> Set exercise
Give the listing again exactly, omitting its images.

> Supplied information
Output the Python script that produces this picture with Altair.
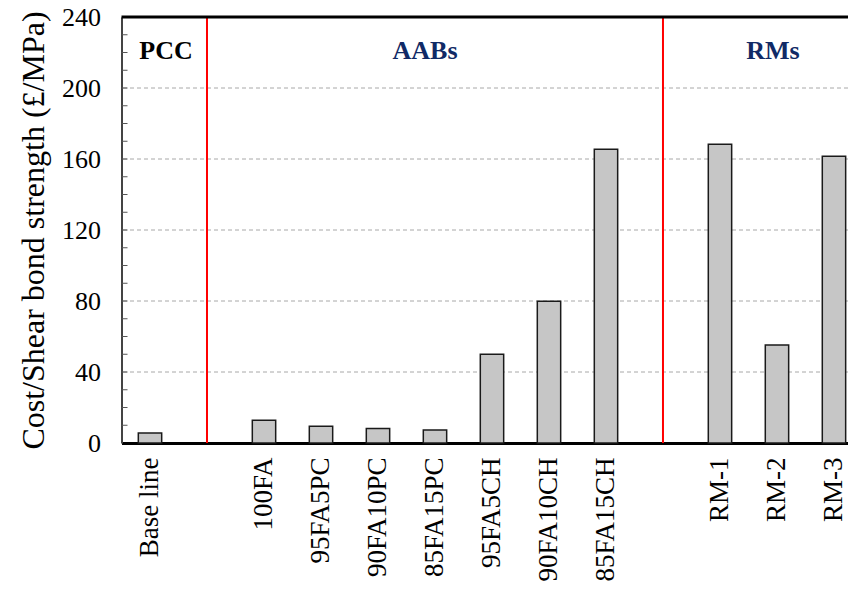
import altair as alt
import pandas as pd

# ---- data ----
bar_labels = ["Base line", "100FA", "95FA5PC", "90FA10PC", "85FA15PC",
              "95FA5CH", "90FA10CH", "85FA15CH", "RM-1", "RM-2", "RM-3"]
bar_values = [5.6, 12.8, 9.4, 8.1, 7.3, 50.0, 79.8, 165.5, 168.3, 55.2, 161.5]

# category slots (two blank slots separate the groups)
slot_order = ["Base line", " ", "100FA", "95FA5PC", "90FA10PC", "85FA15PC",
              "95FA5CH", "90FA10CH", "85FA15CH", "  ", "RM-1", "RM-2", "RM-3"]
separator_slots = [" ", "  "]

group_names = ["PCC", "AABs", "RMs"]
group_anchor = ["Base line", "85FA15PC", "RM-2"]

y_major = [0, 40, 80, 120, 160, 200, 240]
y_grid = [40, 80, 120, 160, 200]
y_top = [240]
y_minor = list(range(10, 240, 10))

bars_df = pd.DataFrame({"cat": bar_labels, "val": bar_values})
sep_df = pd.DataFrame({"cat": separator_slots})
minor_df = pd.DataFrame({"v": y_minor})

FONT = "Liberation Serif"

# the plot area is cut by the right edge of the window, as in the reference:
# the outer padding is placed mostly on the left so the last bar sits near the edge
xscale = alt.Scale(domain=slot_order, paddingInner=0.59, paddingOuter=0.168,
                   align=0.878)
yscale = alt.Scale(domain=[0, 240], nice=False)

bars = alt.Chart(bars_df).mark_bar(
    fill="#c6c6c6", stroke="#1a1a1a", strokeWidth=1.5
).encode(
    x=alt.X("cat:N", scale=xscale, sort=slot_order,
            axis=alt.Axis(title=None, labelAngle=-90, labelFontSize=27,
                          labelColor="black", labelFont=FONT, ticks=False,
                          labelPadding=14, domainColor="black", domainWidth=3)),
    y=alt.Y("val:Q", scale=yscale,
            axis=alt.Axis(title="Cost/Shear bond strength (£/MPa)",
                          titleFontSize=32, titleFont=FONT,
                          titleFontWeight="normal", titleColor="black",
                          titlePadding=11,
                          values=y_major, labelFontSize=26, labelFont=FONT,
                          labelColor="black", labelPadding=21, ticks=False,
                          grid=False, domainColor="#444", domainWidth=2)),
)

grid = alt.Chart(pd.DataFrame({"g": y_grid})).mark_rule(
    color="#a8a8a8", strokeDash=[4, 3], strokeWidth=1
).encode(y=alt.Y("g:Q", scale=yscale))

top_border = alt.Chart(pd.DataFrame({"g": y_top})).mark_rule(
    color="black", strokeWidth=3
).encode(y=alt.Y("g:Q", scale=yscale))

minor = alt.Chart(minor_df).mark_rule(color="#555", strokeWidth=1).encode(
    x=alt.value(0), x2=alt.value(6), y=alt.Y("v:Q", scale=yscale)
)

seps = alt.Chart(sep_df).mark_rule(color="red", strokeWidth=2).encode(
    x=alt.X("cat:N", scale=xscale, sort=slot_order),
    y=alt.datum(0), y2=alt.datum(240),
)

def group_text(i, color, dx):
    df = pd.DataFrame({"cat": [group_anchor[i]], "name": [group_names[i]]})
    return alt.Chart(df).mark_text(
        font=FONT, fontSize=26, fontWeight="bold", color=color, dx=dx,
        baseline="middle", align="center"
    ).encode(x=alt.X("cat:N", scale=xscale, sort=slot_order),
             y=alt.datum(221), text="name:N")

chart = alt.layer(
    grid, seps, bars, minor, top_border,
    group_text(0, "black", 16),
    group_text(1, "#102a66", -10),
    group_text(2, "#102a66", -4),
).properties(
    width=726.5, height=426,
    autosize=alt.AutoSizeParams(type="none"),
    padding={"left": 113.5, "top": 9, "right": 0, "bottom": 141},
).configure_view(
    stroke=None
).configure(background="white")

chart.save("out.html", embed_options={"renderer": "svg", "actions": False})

> Answer to this problem
Output the Python script that produces this picture with Altair.
import altair as alt
import pandas as pd

# ---- data ----
bar_labels = ["Base line", "100FA", "95FA5PC", "90FA10PC", "85FA15PC",
              "95FA5CH", "90FA10CH", "85FA15CH", "RM-1", "RM-2", "RM-3"]
bar_values = [5.6, 12.8, 9.4, 8.1, 7.3, 50.0, 79.8, 165.5, 168.3, 55.2, 161.5]

# category slots (two blank slots separate the groups)
slot_order = ["Base line", " ", "100FA", "95FA5PC", "90FA10PC", "85FA15PC",
              "95FA5CH", "90FA10CH", "85FA15CH", "  ", "RM-1", "RM-2", "RM-3"]
separator_slots = [" ", "  "]

group_names = ["PCC", "AABs", "RMs"]
group_anchor = ["Base line", "85FA15PC", "RM-2"]

y_major = [0, 40, 80, 120, 160, 200, 240]
y_grid = [40, 80, 120, 160, 200]
y_top = [240]
y_minor = list(range(10, 240, 10))

bars_df = pd.DataFrame({"cat": bar_labels, "val": bar_values})
sep_df = pd.DataFrame({"cat": separator_slots})
minor_df = pd.DataFrame({"v": y_minor})

FONT = "Liberation Serif"

# the plot area is cut by the right edge of the window, as in the reference:
# the outer padding is placed mostly on the left so the last bar sits near the edge
xscale = alt.Scale(domain=slot_order, paddingInner=0.59, paddingOuter=0.168,
                   align=0.878)
yscale = alt.Scale(domain=[0, 240], nice=False)

bars = alt.Chart(bars_df).mark_bar(
    fill="#c6c6c6", stroke="#1a1a1a", strokeWidth=1.5
).encode(
    x=alt.X("cat:N", scale=xscale, sort=slot_order,
            axis=alt.Axis(title=None, labelAngle=-90, labelFontSize=27,
                          labelColor="black", labelFont=FONT, ticks=False,
                          labelPadding=14, domainColor="black", domainWidth=3)),
    y=alt.Y("val:Q", scale=yscale,
            axis=alt.Axis(title="Cost/Shear bond strength (£/MPa)",
                          titleFontSize=32, titleFont=FONT,
                          titleFontWeight="normal", titleColor="black",
                          titlePadding=11,
                          values=y_major, labelFontSize=26, labelFont=FONT,
                          labelColor="black", labelPadding=21, ticks=False,
                          grid=False, domainColor="#444", domainWidth=2)),
)

grid = alt.Chart(pd.DataFrame({"g": y_grid})).mark_rule(
    color="#a8a8a8", strokeDash=[4, 3], strokeWidth=1
).encode(y=alt.Y("g:Q", scale=yscale))

top_border = alt.Chart(pd.DataFrame({"g": y_top})).mark_rule(
    color="black", strokeWidth=3
).encode(y=alt.Y("g:Q", scale=yscale))

minor = alt.Chart(minor_df).mark_rule(color="#555", strokeWidth=1).encode(
    x=alt.value(0), x2=alt.value(6), y=alt.Y("v:Q", scale=yscale)
)

seps = alt.Chart(sep_df).mark_rule(color="red", strokeWidth=2).encode(
    x=alt.X("cat:N", scale=xscale, sort=slot_order),
    y=alt.datum(0), y2=alt.datum(240),
)

def group_text(i, color, dx):
    df = pd.DataFrame({"cat": [group_anchor[i]], "name": [group_names[i]]})
    return alt.Chart(df).mark_text(
        font=FONT, fontSize=26, fontWeight="bold", color=color, dx=dx,
        baseline="middle", align="center"
    ).encode(x=alt.X("cat:N", scale=xscale, sort=slot_order),
             y=alt.datum(221), text="name:N")

chart = alt.layer(
    grid, seps, bars, minor, top_border,
    group_text(0, "black", 16),
    group_text(1, "#102a66", -10),
    group_text(2, "#102a66", -4),
).properties(
    width=726.5, height=426,
    autosize=alt.AutoSizeParams(type="none"),
    padding={"left": 113.5, "top": 9, "right": 0, "bottom": 141},
).configure_view(
    stroke=None
).configure(background="white")

chart.save("out.html", embed_options={"renderer": "svg", "actions": False})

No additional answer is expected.